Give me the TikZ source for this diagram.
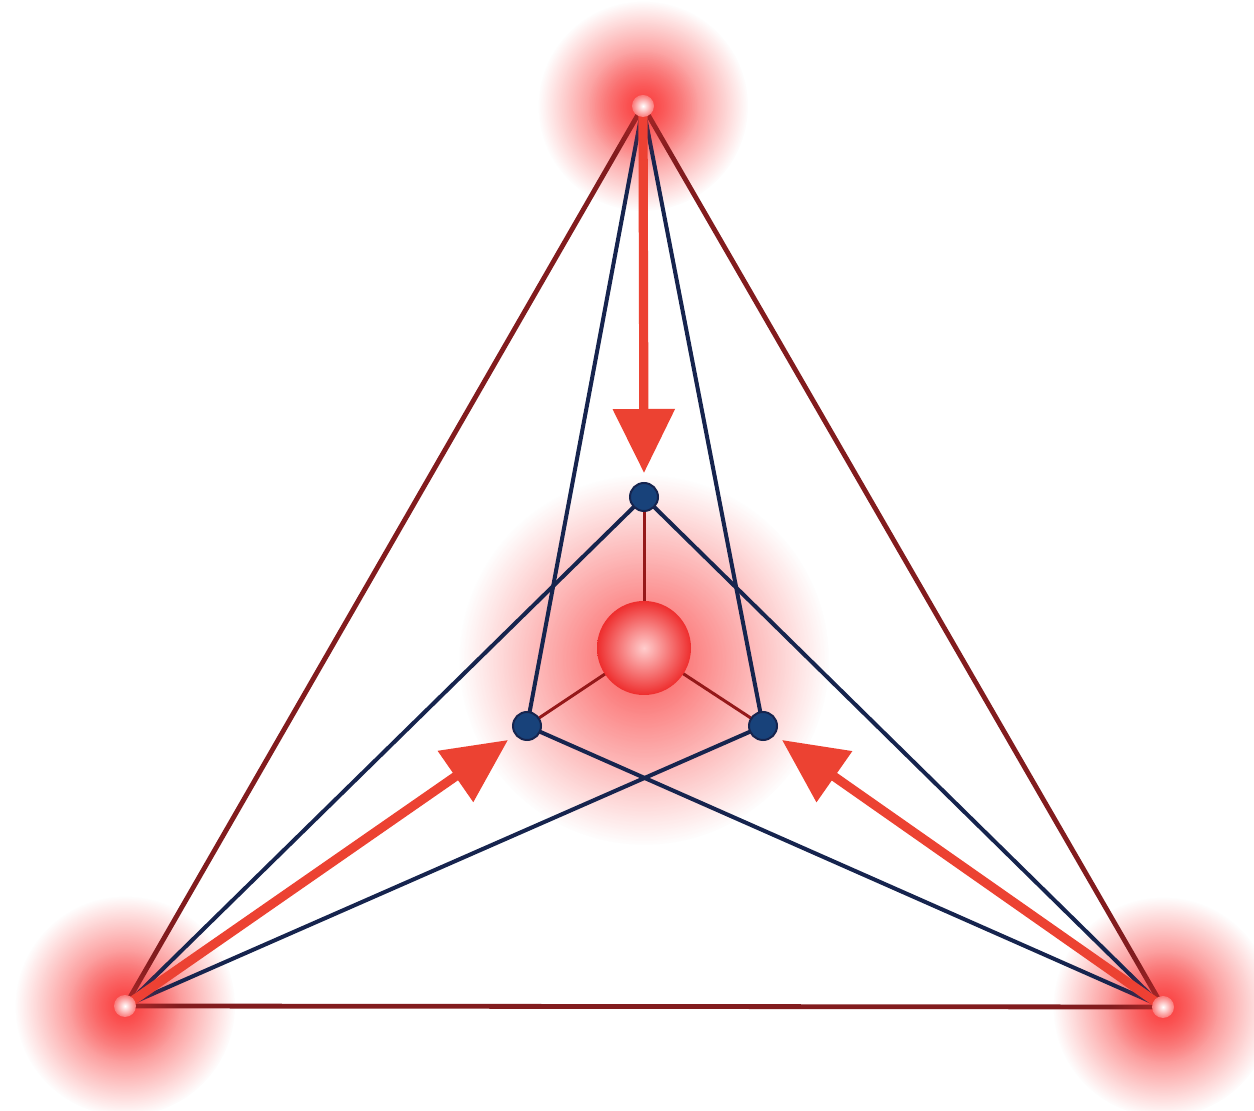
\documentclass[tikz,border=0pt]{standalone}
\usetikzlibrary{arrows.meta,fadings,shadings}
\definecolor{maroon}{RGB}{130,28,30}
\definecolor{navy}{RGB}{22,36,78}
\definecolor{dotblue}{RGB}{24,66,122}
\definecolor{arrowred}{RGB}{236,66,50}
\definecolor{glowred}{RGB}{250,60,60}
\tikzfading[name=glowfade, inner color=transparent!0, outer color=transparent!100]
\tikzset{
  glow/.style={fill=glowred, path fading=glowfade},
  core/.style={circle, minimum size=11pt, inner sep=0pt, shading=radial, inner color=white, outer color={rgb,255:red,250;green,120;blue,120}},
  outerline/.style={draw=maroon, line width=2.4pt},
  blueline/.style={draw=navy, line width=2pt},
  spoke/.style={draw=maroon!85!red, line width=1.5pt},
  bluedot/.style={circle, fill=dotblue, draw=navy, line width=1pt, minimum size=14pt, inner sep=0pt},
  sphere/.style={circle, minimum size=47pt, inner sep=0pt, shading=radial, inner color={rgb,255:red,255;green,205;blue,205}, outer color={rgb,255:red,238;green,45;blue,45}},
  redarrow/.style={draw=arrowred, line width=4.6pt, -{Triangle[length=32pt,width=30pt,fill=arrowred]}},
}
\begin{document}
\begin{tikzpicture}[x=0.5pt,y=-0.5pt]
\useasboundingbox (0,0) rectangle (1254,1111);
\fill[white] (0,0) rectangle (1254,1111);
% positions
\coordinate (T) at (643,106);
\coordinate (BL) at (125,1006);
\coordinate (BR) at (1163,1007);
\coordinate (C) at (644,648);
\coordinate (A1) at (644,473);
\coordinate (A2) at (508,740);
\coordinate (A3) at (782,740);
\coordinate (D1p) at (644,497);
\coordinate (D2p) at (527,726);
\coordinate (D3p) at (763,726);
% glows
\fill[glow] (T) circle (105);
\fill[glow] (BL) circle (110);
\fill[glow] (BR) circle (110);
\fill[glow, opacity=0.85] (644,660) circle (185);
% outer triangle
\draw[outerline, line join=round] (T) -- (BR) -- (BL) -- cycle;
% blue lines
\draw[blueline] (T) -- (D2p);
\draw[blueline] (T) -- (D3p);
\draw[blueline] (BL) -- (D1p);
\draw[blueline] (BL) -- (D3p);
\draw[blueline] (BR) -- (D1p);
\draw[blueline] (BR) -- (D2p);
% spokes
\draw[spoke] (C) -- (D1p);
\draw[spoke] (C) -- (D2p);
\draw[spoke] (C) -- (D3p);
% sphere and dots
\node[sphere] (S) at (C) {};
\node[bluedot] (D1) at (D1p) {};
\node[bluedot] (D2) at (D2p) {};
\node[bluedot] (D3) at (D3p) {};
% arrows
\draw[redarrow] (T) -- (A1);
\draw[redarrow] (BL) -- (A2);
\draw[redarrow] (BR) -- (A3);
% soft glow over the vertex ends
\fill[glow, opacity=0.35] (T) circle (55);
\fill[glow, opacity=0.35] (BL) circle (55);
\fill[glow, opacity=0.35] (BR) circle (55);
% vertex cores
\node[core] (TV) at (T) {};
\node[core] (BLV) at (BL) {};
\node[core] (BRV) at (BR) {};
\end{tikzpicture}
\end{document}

WRITTEN PROBLEM:
Repeat the data above exactly, but not the pictures.

THE RESPONSE:
Give me the TikZ source for this diagram.
\documentclass[tikz,border=0pt]{standalone}
\usetikzlibrary{arrows.meta,fadings,shadings}
\definecolor{maroon}{RGB}{130,28,30}
\definecolor{navy}{RGB}{22,36,78}
\definecolor{dotblue}{RGB}{24,66,122}
\definecolor{arrowred}{RGB}{236,66,50}
\definecolor{glowred}{RGB}{250,60,60}
\tikzfading[name=glowfade, inner color=transparent!0, outer color=transparent!100]
\tikzset{
  glow/.style={fill=glowred, path fading=glowfade},
  core/.style={circle, minimum size=11pt, inner sep=0pt, shading=radial, inner color=white, outer color={rgb,255:red,250;green,120;blue,120}},
  outerline/.style={draw=maroon, line width=2.4pt},
  blueline/.style={draw=navy, line width=2pt},
  spoke/.style={draw=maroon!85!red, line width=1.5pt},
  bluedot/.style={circle, fill=dotblue, draw=navy, line width=1pt, minimum size=14pt, inner sep=0pt},
  sphere/.style={circle, minimum size=47pt, inner sep=0pt, shading=radial, inner color={rgb,255:red,255;green,205;blue,205}, outer color={rgb,255:red,238;green,45;blue,45}},
  redarrow/.style={draw=arrowred, line width=4.6pt, -{Triangle[length=32pt,width=30pt,fill=arrowred]}},
}
\begin{document}
\begin{tikzpicture}[x=0.5pt,y=-0.5pt]
\useasboundingbox (0,0) rectangle (1254,1111);
\fill[white] (0,0) rectangle (1254,1111);
% positions
\coordinate (T) at (643,106);
\coordinate (BL) at (125,1006);
\coordinate (BR) at (1163,1007);
\coordinate (C) at (644,648);
\coordinate (A1) at (644,473);
\coordinate (A2) at (508,740);
\coordinate (A3) at (782,740);
\coordinate (D1p) at (644,497);
\coordinate (D2p) at (527,726);
\coordinate (D3p) at (763,726);
% glows
\fill[glow] (T) circle (105);
\fill[glow] (BL) circle (110);
\fill[glow] (BR) circle (110);
\fill[glow, opacity=0.85] (644,660) circle (185);
% outer triangle
\draw[outerline, line join=round] (T) -- (BR) -- (BL) -- cycle;
% blue lines
\draw[blueline] (T) -- (D2p);
\draw[blueline] (T) -- (D3p);
\draw[blueline] (BL) -- (D1p);
\draw[blueline] (BL) -- (D3p);
\draw[blueline] (BR) -- (D1p);
\draw[blueline] (BR) -- (D2p);
% spokes
\draw[spoke] (C) -- (D1p);
\draw[spoke] (C) -- (D2p);
\draw[spoke] (C) -- (D3p);
% sphere and dots
\node[sphere] (S) at (C) {};
\node[bluedot] (D1) at (D1p) {};
\node[bluedot] (D2) at (D2p) {};
\node[bluedot] (D3) at (D3p) {};
% arrows
\draw[redarrow] (T) -- (A1);
\draw[redarrow] (BL) -- (A2);
\draw[redarrow] (BR) -- (A3);
% soft glow over the vertex ends
\fill[glow, opacity=0.35] (T) circle (55);
\fill[glow, opacity=0.35] (BL) circle (55);
\fill[glow, opacity=0.35] (BR) circle (55);
% vertex cores
\node[core] (TV) at (T) {};
\node[core] (BLV) at (BL) {};
\node[core] (BRV) at (BR) {};
\end{tikzpicture}
\end{document}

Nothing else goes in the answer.